Hi Emily and all the wonderful folks that gathered together to play
yesterday.

It was a wonderful inspiring and thought provoking evening last night.
There is a slightly different quality  to be meeting everyone in  real
space/place :-}
I would like to share Lois' reflections that she offered last night and
invite other to come out and play.

Lois was describing her experience of attending a TED conference and her
impression that scientists with their *objects* seemed to be having so much
more fun with their FORM of play and she invited us to reflect on why this
was so?  She also expressed a hope that we could learn to play like the
scientists who were obviously having such fun.
This offering of Lois to us went with a reflection that play extended
beyond epistemology and was an ontological expression of being/becoming.

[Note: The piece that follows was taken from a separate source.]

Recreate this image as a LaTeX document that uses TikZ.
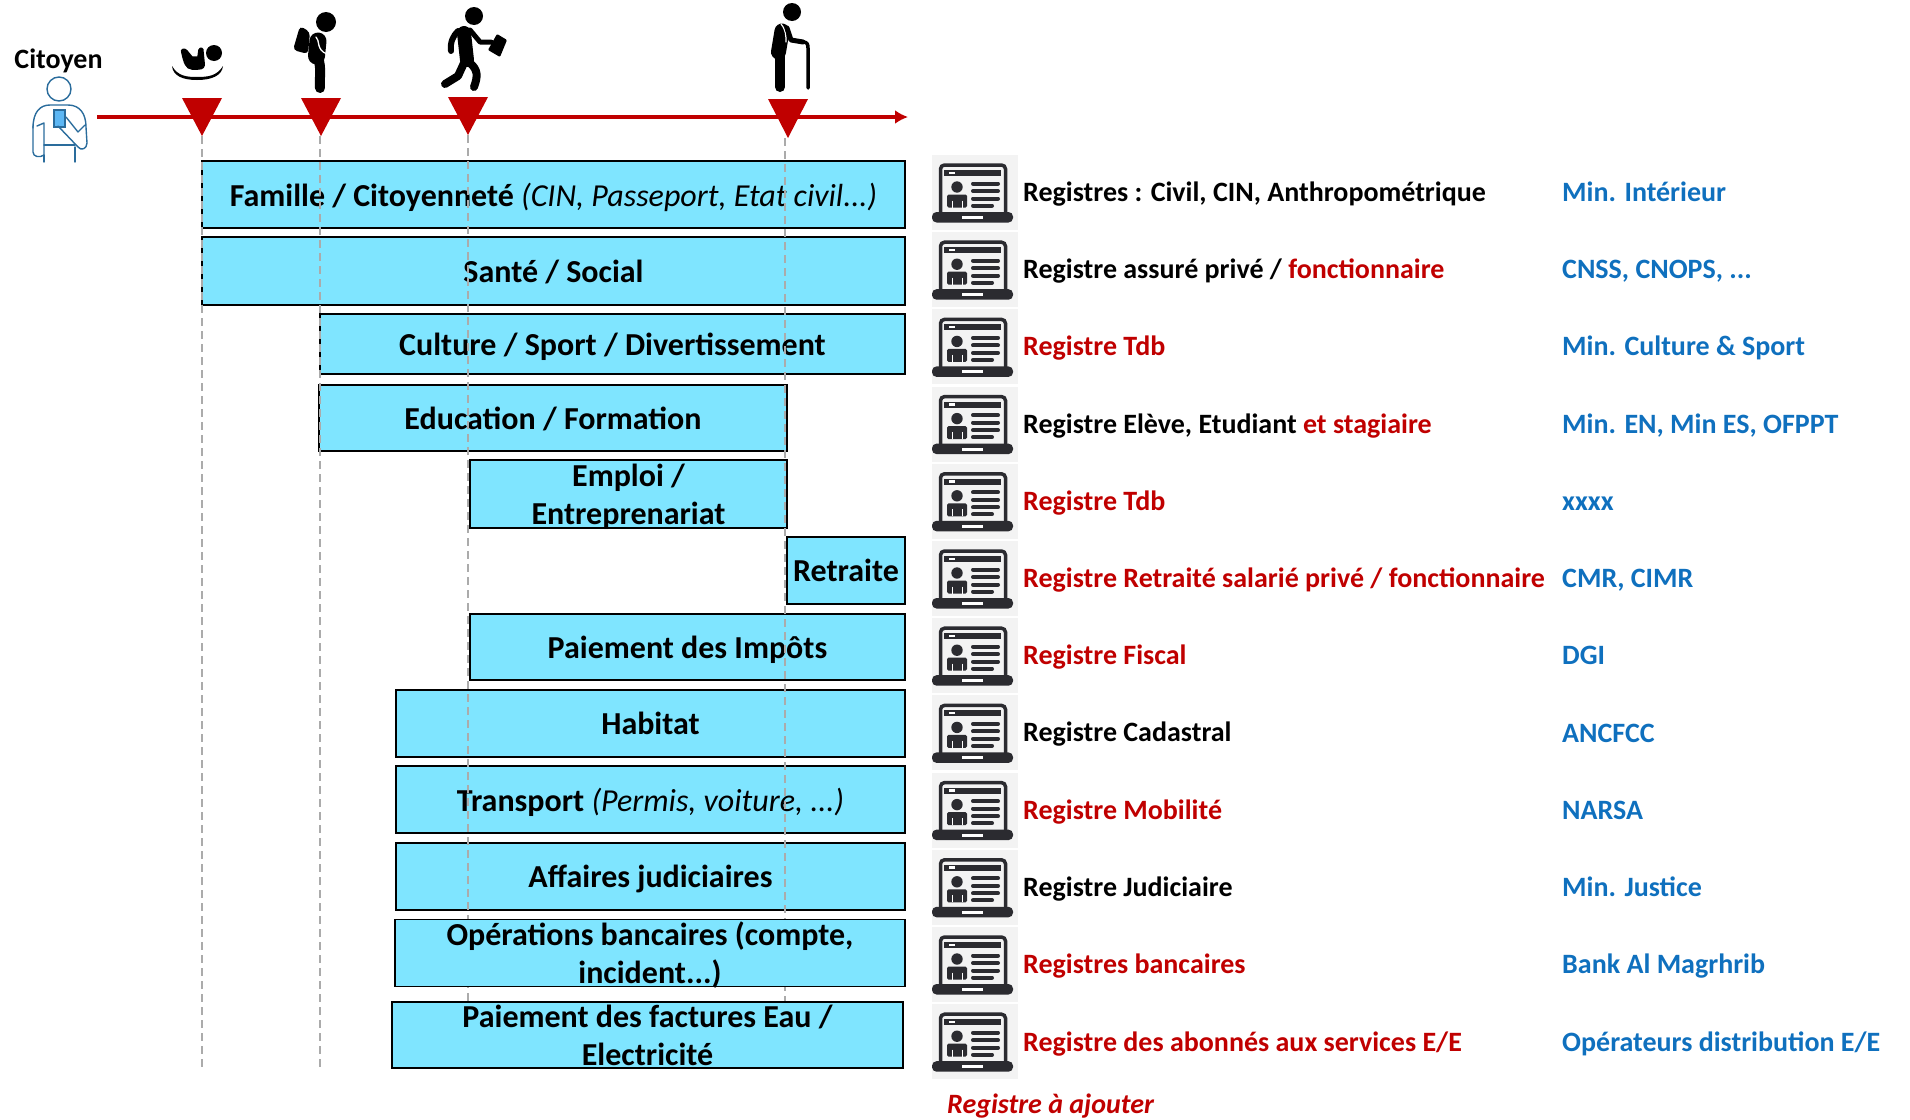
\documentclass[tikz,border=0pt]{standalone}
\usepackage{xcolor}
\usepackage{fontspec}
\setmainfont{Carlito}
\usepackage{tikz}
\usetikzlibrary{arrows.meta,positioning}
\definecolor{rouge}{HTML}{C00000}
\definecolor{bleuboite}{HTML}{7FE5FF}
\definecolor{bleutexte}{HTML}{0F70BE}
\definecolor{bleuligne}{HTML}{2A6C9C}
\definecolor{bleuphone}{HTML}{5DB7F4}
\definecolor{gristiret}{HTML}{ABABAB}
\definecolor{fondicone}{HTML}{F3F3F3}
\definecolor{noiricone}{HTML}{2B2B30}
\tikzset{
  boite/.style={draw=black,line width=1.8pt,fill=bleuboite,inner sep=0pt,align=center,text depth=0pt,font=\fontsize{32}{38}\selectfont\bfseries},
  registre/.style={anchor=west,inner sep=0pt,text height=24pt,text depth=4pt,font=\fontsize{28}{32}\selectfont\bfseries},
  ministere/.style={registre,text=bleutexte},
  tiret/.style={draw=gristiret,line width=1.2pt,dash pattern=on 8pt off 5pt},
  noirfig/.style={black,line cap=round,line join=round},
  citoyenfig/.style={draw=bleuligne,line width=1.4pt,line join=round,line cap=round},
  laptop/.pic={
    \fill[fondicone] (-43,-37.5) rectangle (43,37.5);
    \draw[noiricone,line width=3.5pt,rounded corners=4pt] (-34.5,20) -- (-34.5,-27.5) -- (30.5,-27.5) -- (30.5,20);
    \fill[noiricone] (-31,-22.5) rectangle (26,-16.5);
    \fill[white] (-26,-21) rectangle (-20,-18.5);
    \fill[noiricone] (-18,-5.5) circle (5.7);
    \fill[noiricone,rounded corners=1.5pt] (-28,15) -- (-28,2) -- (-8,2) -- (-8,15) -- cycle;
    \draw[white,line width=.8pt] (-23,8) -- (-23,15) (-13,8) -- (-13,15);
    \draw[noiricone,line width=4pt,line cap=round] (-2,-9) -- (23,-9) (-2,-1.5) -- (23,-1.5) (-2,6) -- (23,6) (-2,13) -- (17,13);
    \fill[noiricone,rounded corners=4.5pt] (-43,19.5) rectangle (38,30);
    \fill[white] (-13,23.5) rectangle (8,26.5);
  }
}
\begin{document}
\begin{tikzpicture}[x=1pt,y=-1pt]
\useasboundingbox (0,0) rectangle (1910,1119);
% les boites
\node[boite,minimum width=703pt,minimum height=67pt] (famille) at (553.5,194.5) {Famille / Citoyenneté \textmd{\itshape (CIN, Passeport, Etat civil...)}};
\node[boite,minimum width=703pt,minimum height=68pt] (sante) at (553.5,271) {Santé / Social};
\node[boite,minimum width=585pt,minimum height=60pt] (culture) at (612.5,344) {Culture / Sport / Divertissement};
\node[boite,minimum width=468pt,minimum height=66pt] (education) at (553,418) {Education / Formation};
\node[boite,minimum width=317pt,minimum height=68pt] (emploi) at (628.5,494) {Emploi /\\Entreprenariat};
\node[boite,minimum width=118pt,minimum height=67pt] (retraite) at (846,570.5) {Retraite};
\node[boite,minimum width=435pt,minimum height=66pt] (impots) at (687.5,647) {Paiement des Impôts};
\node[boite,minimum width=509pt,minimum height=67pt] (habitat) at (650.5,723.5) {Habitat};
\node[boite,minimum width=509pt,minimum height=67pt] (transport) at (650.5,799.5) {Transport \textmd{\itshape (Permis, voiture, ...)}};
\node[boite,minimum width=509pt,minimum height=67pt] (affaires) at (650.5,876.5) {Affaires judiciaires};
% la frise
\coordinate (axedebut) at (97,117);
\coordinate (axefin) at (908,117);
\draw[rouge,line width=4.5pt,-{Latex[length=13pt,width=14pt]}] (axedebut) -- (axefin);
\coordinate (age1) at (202,136);
\coordinate (age2) at (321,136);
\coordinate (age3) at (468,135);
\coordinate (age4) at (788,138);
\fill[rouge] (age1) -- +(-20,-38) -- +(20,-38) -- cycle;
\fill[rouge] (age2) -- +(-20,-38) -- +(20,-38) -- cycle;
\fill[rouge] (age3) -- +(-20,-38) -- +(20,-38) -- cycle;
\fill[rouge] (age4) -- +(-20,-39) -- +(20,-39) -- cycle;
\coordinate (tir2) at (320,136);
\coordinate (tir4) at (785,138);
\coordinate (fin1) at (202,1068);
\coordinate (fin2) at (320,1068);
\coordinate (fin3) at (468,1070);
\coordinate (fin4) at (785,1070);
\draw[tiret] (age1) -- (fin1);
\draw[tiret] (tir2) -- (fin2);
\draw[tiret] (age3) -- (fin3);
\draw[tiret] (tir4) -- (fin4);
\node[boite,minimum width=510pt,minimum height=67pt] (banque) at (650,953) {Opérations bancaires (compte,\\incident...)};
\node[boite,minimum width=511pt,minimum height=66pt] (factures) at (647.5,1035) {Paiement des factures Eau /\\Electricité};
% le citoyen
\node[inner sep=0pt,font=\fontsize{28}{32}\selectfont\bfseries] (citoyen) at (58.5,61) {Citoyen};
\draw[citoyenfig] (59,89) circle (12);
\fill[bleuphone,draw=bleuligne,line width=1.2pt] (54,110) rectangle (65,127);
\draw[citoyenfig] (33,128) .. controls (33,112) and (40,105) .. (50,105) -- (68,105) .. controls (80,105) and (86,114) .. (86,127) -- (87,143) .. controls (87,149) and (81,151) .. (78,147) -- (58,126);
\draw[citoyenfig] (66,117) -- (78,132) -- (85,125);
\draw[citoyenfig] (33,126) -- (33,152) .. controls (33,157) and (40,158) .. (44,155) -- (44,123) -- (37,126);
\draw[citoyenfig] (44,145) -- (75,145) (44,155) -- (44,162) (75,147) -- (75,162);
% les ages
\fill[noirfig] (214,53) circle (8);
\filldraw[noirfig,line width=1.5pt] (182,53) .. controls (180,49) and (185,48) .. (187,51) -- (192,57) -- (198,57) -- (199,50) .. controls (200,47) and (204,48) .. (203,52) -- (204,62) .. controls (205,67) and (203,69) .. (198,69) -- (192,69) .. controls (186,69) and (184,62) .. (182,53) -- cycle;
\fill[noirfig] (172,66) .. controls (178,76) and (186,77) .. (197,77) .. controls (208,77) and (217,76) .. (223,66) .. controls (222,76) and (211,80) .. (197,80) .. controls (183,80) and (173,76) .. (172,66) -- cycle;
\fill[noirfig] (326,22) circle (10);
\fill[noirfig,rounded corners=4pt] (300,26) -- (310,32) -- (308,54) -- (293,50) -- cycle;
\draw[noirfig,line width=17pt] (318,41) -- (316.5,56);
\draw[noirfig,line width=10pt] (318,58) .. controls (322,68) and (319,80) .. (320,88);
\draw[white,line width=1.3pt,line cap=round] (316,37) .. controls (320,40) and (316,50) .. (327,54);
\fill[noirfig] (474,16) circle (9);
\draw[noirfig,line width=14pt] (464,33) -- (467,60);
\draw[noirfig,line width=6pt] (458,31) .. controls (453,36) and (450,42) .. (451,51);
\draw[noirfig,line width=5pt] (470,30) -- (480,42) -- (491,42);
\fill[noirfig,rounded corners=1pt] (497,34) -- (507,40) -- (500,57) -- (488,50) -- cycle;
\draw[noirfig,line width=8pt] (464,63) -- (458,76) -- (445,84);
\draw[noirfig,line width=8pt] (470,63) .. controls (478,70) and (478,76) .. (474,87);
\fill[noirfig] (792,12) circle (9);
\draw[noirfig,line width=15pt] (782,31) -- (778.5,52);
\draw[noirfig,line width=10pt] (780,55) -- (780,87);
\draw[white,line width=1.2pt,line cap=round] (781,24) .. controls (786,30) and (786,36) .. (786,42);
\draw[noirfig,line width=5pt] (787,28) -- (791,40) -- (803,42);
\draw[noirfig,line width=3.5pt] (803,42) .. controls (807,42) and (808,44) .. (808,48) -- (808,88);
% les registres
\pic at (975,192.5) {laptop};
\pic at (975,269.7) {laptop};
\pic at (975,346.9) {laptop};
\pic at (975,424.1) {laptop};
\pic at (975,501.3) {laptop};
\pic at (975,578.5) {laptop};
\pic at (975,655.7) {laptop};
\pic at (975,732.9) {laptop};
\pic at (975,810.1) {laptop};
\pic at (975,887.3) {laptop};
\pic at (975,964.5) {laptop};
\pic at (975,1041.7) {laptop};
\node[registre] (reg1) at (1023,191) {Registres : Civil, CIN, Anthropométrique};
\node[registre] (reg2) at (1023,268) {Registre assuré privé / \textcolor{rouge}{fonctionnaire}};
\node[registre,text=rouge] (reg3) at (1023,345) {Registre Tdb};
\node[registre] (reg4) at (1023,423) {Registre Elève, Etudiant \textcolor{rouge}{et stagiaire}};
\node[registre,text=rouge] (reg5) at (1023,500) {Registre Tdb};
\node[registre,text=rouge] (reg6) at (1023,577) {Registre Retraité salarié privé / fonctionnaire};
\node[registre,text=rouge] (reg7) at (1023,654) {Registre Fiscal};
\node[registre] (reg8) at (1023,731) {Registre Cadastral};
\node[registre,text=rouge] (reg9) at (1023,809) {Registre Mobilité};
\node[registre] (reg10) at (1023,886) {Registre Judiciaire};
\node[registre,text=rouge] (reg11) at (1023,963) {Registres bancaires};
\node[registre,text=rouge] (reg12) at (1023,1041) {Registre des abonnés aux services E/E};
\node[ministere] (min1) at (1562,191) {Min. Intérieur};
\node[ministere] (min2) at (1562,268) {CNSS, CNOPS, ...};
\node[ministere] (min3) at (1562,345) {Min. Culture \& Sport};
\node[ministere] (min4) at (1562,423) {Min. EN, Min ES, OFPPT};
\node[ministere] (min5) at (1562,500) {xxxx};
\node[ministere] (min6) at (1562,577) {CMR, CIMR};
\node[ministere] (min7) at (1562,654) {DGI};
\node[ministere] (min8) at (1562,732) {ANCFCC};
\node[ministere] (min9) at (1562,809) {NARSA};
\node[ministere] (min10) at (1562,886) {Min. Justice};
\node[ministere] (min11) at (1562,963) {Bank Al Magrhrib};
\node[ministere] (min12) at (1562,1041) {Opérateurs distribution E/E};
\node[registre,text=rouge,font=\fontsize{28}{32}\selectfont\bfseries\itshape] (ajouter) at (947,1103) {Registre à ajouter};
\end{tikzpicture}
\end{document}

[Lois, as I write I'm questioning if I should be addressing you personally
or addressing *us* ]

This question of who to address leads me  to further reflections on the
interplay of play and form.  Merleau-Ponty wrote,

"It is certainly right to condemn formalism, but it is usually forgotten
that its error is not that it esteems form too much, but that it esteems it
so little that it DETACHES it from MEANING"

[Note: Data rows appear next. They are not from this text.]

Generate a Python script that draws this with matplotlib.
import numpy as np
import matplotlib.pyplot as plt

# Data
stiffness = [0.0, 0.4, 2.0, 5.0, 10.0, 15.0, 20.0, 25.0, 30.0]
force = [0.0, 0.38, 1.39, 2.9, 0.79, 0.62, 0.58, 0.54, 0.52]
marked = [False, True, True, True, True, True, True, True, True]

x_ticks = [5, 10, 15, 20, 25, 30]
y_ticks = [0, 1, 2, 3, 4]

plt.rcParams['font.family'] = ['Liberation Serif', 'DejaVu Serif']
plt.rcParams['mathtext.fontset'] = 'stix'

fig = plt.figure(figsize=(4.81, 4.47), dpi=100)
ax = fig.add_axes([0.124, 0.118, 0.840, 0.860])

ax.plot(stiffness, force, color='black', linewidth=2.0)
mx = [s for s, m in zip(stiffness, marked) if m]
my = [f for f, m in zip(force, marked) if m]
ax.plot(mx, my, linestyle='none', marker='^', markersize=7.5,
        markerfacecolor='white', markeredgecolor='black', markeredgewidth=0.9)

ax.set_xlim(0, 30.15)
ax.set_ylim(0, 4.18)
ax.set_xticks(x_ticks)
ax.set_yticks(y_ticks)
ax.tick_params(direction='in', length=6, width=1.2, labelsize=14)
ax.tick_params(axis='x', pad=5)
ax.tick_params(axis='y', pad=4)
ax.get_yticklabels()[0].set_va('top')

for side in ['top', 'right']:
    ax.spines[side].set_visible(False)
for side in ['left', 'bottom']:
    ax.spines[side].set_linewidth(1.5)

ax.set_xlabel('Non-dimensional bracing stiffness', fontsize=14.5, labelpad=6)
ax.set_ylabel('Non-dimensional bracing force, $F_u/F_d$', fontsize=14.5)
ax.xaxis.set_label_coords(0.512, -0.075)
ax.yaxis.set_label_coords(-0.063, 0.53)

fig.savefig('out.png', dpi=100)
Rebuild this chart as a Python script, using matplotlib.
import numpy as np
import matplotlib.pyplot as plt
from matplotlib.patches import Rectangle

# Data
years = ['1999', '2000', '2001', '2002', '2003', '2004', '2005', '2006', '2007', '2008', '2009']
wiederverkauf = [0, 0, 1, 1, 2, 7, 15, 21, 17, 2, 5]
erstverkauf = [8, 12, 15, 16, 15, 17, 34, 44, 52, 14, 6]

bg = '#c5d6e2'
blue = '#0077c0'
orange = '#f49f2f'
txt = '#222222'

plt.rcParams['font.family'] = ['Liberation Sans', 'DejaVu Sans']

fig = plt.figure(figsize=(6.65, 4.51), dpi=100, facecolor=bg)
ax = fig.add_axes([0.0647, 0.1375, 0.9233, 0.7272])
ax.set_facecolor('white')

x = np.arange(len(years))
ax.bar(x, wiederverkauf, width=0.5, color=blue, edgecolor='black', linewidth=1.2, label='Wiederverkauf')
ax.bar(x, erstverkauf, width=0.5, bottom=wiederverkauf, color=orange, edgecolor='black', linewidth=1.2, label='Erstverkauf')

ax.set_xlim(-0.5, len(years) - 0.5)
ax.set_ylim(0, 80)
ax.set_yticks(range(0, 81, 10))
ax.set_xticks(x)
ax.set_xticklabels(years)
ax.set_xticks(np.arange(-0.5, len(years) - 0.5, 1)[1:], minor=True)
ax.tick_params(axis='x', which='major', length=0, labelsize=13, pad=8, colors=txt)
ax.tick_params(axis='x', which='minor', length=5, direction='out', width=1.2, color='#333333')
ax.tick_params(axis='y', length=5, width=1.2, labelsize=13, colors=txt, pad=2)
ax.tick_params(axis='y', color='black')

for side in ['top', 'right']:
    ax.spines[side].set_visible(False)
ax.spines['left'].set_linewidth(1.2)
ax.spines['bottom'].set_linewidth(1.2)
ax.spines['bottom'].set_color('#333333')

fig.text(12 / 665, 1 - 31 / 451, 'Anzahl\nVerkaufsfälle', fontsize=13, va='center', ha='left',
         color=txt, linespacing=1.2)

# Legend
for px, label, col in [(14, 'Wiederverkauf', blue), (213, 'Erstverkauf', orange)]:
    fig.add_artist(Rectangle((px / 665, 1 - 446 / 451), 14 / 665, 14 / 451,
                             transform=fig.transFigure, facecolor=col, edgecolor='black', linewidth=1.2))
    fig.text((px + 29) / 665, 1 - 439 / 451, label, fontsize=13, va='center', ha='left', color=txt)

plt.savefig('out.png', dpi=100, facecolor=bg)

I want to reply to Lois question with my reflections on the various forms
of play discussed yesterday. There was the experiential play where we
improvised and held each others hands [left hand connecting, then right
hand connecting, then releasing left hand to connect to a third person,
then releasing right hand to connect to a forth person *in* a flow-form
structure of improvisation.

Another form of pretend play was described that may  extend over 3 days in
the kindergarten class and persons occupy and maintain their pretend roles
over this time scale. This is clearly a *type* of play but there is no
laughter and the children stay *in* form.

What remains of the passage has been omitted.